# Factoring large semi-primes

tl;dr a friend of mine mentioned this problem over beers, and neglected to tell me that it’s considered impossible (thanks). Me being me, I gave it a shot, and appear to have devised a legitimate attack on large semi-prime that is not dependent on their size.

Long story short, it’s easy to multiply x * y, but harder to get x and y from back out of the answer. At it’s most basic level, 7 * 5 = 35. Conversely 35 = x * y, solve for y. There can only be one valid answer if both factors are primes, and when both factors are primes the product is called a ‘semiprime

It’s asymptotic complexity. In short, it sucks to brute force. It’s easy for a 2 digit number, not so much for a 200 digit number. That ‘s why no one uses 2 bit RSA keys. This mathematical asymmetry  is the entire basis of RSA encryption.

Before we continue, let’s declare a few variables. p is the first prime, q is the second prime, pq is their product (and the semi-prime).

The most obvious speed-up is limiting the search space.

• The p and q will never be even numbers.
• p will always be greater than the square root of pq, and q will always be smaller.

At this point, the search gets a bit smaller. But it’s still huge. Taking some time to refactor the formula (and I skipped a step or two, I’ve lost my original notes though will try to recreate them at some point)

x = sqrt(pq+(n^2))
p = x – n
q = x + n

We can simply increment x until p*q == pq.

A few examples;

x = sqrt(35+(1^2)) = 6
p = 6 – 1 = 5
q = 6 + 1 =  7
Then confirm the results.. (5*7 == 35) and we’re done!

x = sqrt(77 + (1^2)) // is not an integer. Stop.
x = sqrt(77+(2^2)) = 9
p = 9 – 2 = 7
q = 9 + 2 =  11
Then confirm the results.. (7*11 == 77) and we’re done!

We’re at this point effectively looping through half of the difference of the primes, which is a lot smaller space than every number ever. This algorithm can factor a 50 digit prime in milliseconds on a netbook. This algorithm is fastest when the numbers are closest together.
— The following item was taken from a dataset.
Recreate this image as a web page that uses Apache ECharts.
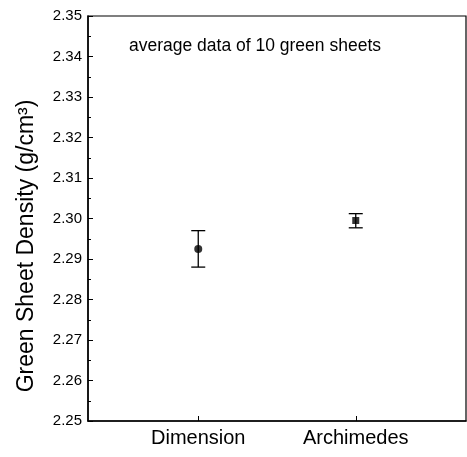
<!DOCTYPE html>
<html>
<head>
<meta charset="utf-8">
<script src="https://cdn.jsdelivr.net/npm/echarts@6/dist/echarts.min.js"></script>
<style>html,body{margin:0;padding:0;background:#fff}#c{width:467px;height:457px}</style>
</head>
<body>
<div id="c"></div>
<script>
var categories = ['Dimension', 'Archimedes'];
var categoryPositions = [1, 2];
var meanValues = [2.2925, 2.2995];
var lowValues = [2.2880, 2.2977];
var highValues = [2.2970, 2.3012];
var markerShapes = ['circle', 'rect'];
var yTicks = [2.25, 2.26, 2.27, 2.28, 2.29, 2.30, 2.31, 2.32, 2.33, 2.34, 2.35];
var annotation = 'average data of 10 green sheets';
var yTitle = 'Green Sheet Density (g/cm\u00B3)';

var FONT = 'Liberation Sans, Arial, sans-serif';
var chart = echarts.init(document.getElementById('c'));

var pointData = categoryPositions.map(function (x, i) {
  return { value: [x, meanValues[i]], symbol: markerShapes[i], symbolSize: markerShapes[i] === 'rect' ? 7 : 8 };
});
var errData = categoryPositions.map(function (x, i) {
  return [x, lowValues[i], highValues[i]];
});

chart.setOption({
  animation: false,
  backgroundColor: '#fff',
  grid: { left: 88, right: 1, top: 16, bottom: 36, show: true, borderColor: '#000', borderWidth: 1.2, backgroundColor: 'transparent' },
  xAxis: {
    type: 'value', min: 0.3, max: 2.7,
    axisLine: { show: true, lineStyle: { color: '#000', width: 1.5 } },
    axisTick: { show: true, inside: true, length: 5, lineStyle: { color: '#000' }, customValues: categoryPositions },
    axisLabel: {
      customValues: categoryPositions,
      formatter: function (v) { var i = categoryPositions.indexOf(v); return i >= 0 ? categories[i] : ''; },
      color: '#000', fontSize: 20, fontFamily: FONT, margin: 7
    },
    splitLine: { show: false }
  },
  yAxis: {
    type: 'value', min: yTicks[0], max: yTicks[yTicks.length - 1], interval: 0.01,
    axisLine: { show: true, lineStyle: { color: '#000', width: 1.5 } },
    axisTick: { show: true, inside: true, length: 5, lineStyle: { color: '#000' } },
    minorTick: { show: true, splitNumber: 2, length: 3, lineStyle: { color: '#000' } },
    axisLabel: { color: '#000', fontSize: 15, fontFamily: FONT, margin: 6, formatter: function (v) { return v.toFixed(2); } },
    splitLine: { show: false }
  },
  graphic: [
    { type: 'text', x: 27, y: 246, rotation: Math.PI / 2,
      style: { text: yTitle, fill: '#000', font: '23px ' + FONT, textAlign: 'center', textVerticalAlign: 'middle' } },
    { type: 'text', x: 129, y: 46,
      style: { text: annotation, fill: '#000', font: '17.5px ' + FONT, textAlign: 'left', textVerticalAlign: 'middle' } }
  ],
  series: [
    {
      type: 'custom',
      data: errData,
      renderItem: function (params, api) {
        var x = api.value(0);
        var lo = api.coord([x, api.value(1)]);
        var hi = api.coord([x, api.value(2)]);
        var w = 7;
        var st = { stroke: '#000', lineWidth: 1.3 };
        return { type: 'group', children: [
          { type: 'line', shape: { x1: lo[0], y1: lo[1], x2: hi[0], y2: hi[1] }, style: st },
          { type: 'line', shape: { x1: lo[0] - w, y1: lo[1], x2: lo[0] + w, y2: lo[1] }, style: st },
          { type: 'line', shape: { x1: hi[0] - w, y1: hi[1], x2: hi[0] + w, y2: hi[1] }, style: st }
        ] };
      },
      z: 2
    },
    {
      type: 'scatter',
      data: pointData,
      itemStyle: { color: '#000' },
      z: 3
    }
  ]
});
</script>
</body>
</html>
Since we know both x and n are integers, we can do the search the other way, as x changes slower than n, by reversing it we get a speedup.

We can rearrange this as

x = ceil(sqrt(pq))
n = sqrt(x^2 – pq)
n = sqrt(6^2 – pq)
n = sqrt(36-35)
n = sqrt(1)
n = 1, x = 6.

p = 6+/- 1 = 5, 7.

Obviously the bigger the numbers are, the greater the difference between them. Ironically, it’s recommended to use values of p and q which are relatively close together. Thus this may be a valid attack against an RSA key

It’s non-deterministic, and can be parallelized (give each machine a 100,000,000,000,000,000 digit range to search

The only further speedup I see is if there’s a way to solve for the next integer value of n. The limiting factor here is that it’s effectively approaching a linear search as x approaches infinity. It’s extremely fast until the slope straightens out.

I’ve yet to come up with something so throwing this algorithm out there to see if anyone else can take it that last step.

UPDATE: Looking into it more, it’s a massive speedup in a small field, but not a large field, as it approaches a linear search of the difference between primes as x approaches infinity. This is fine for a 50 digit semiprime, but not a 200.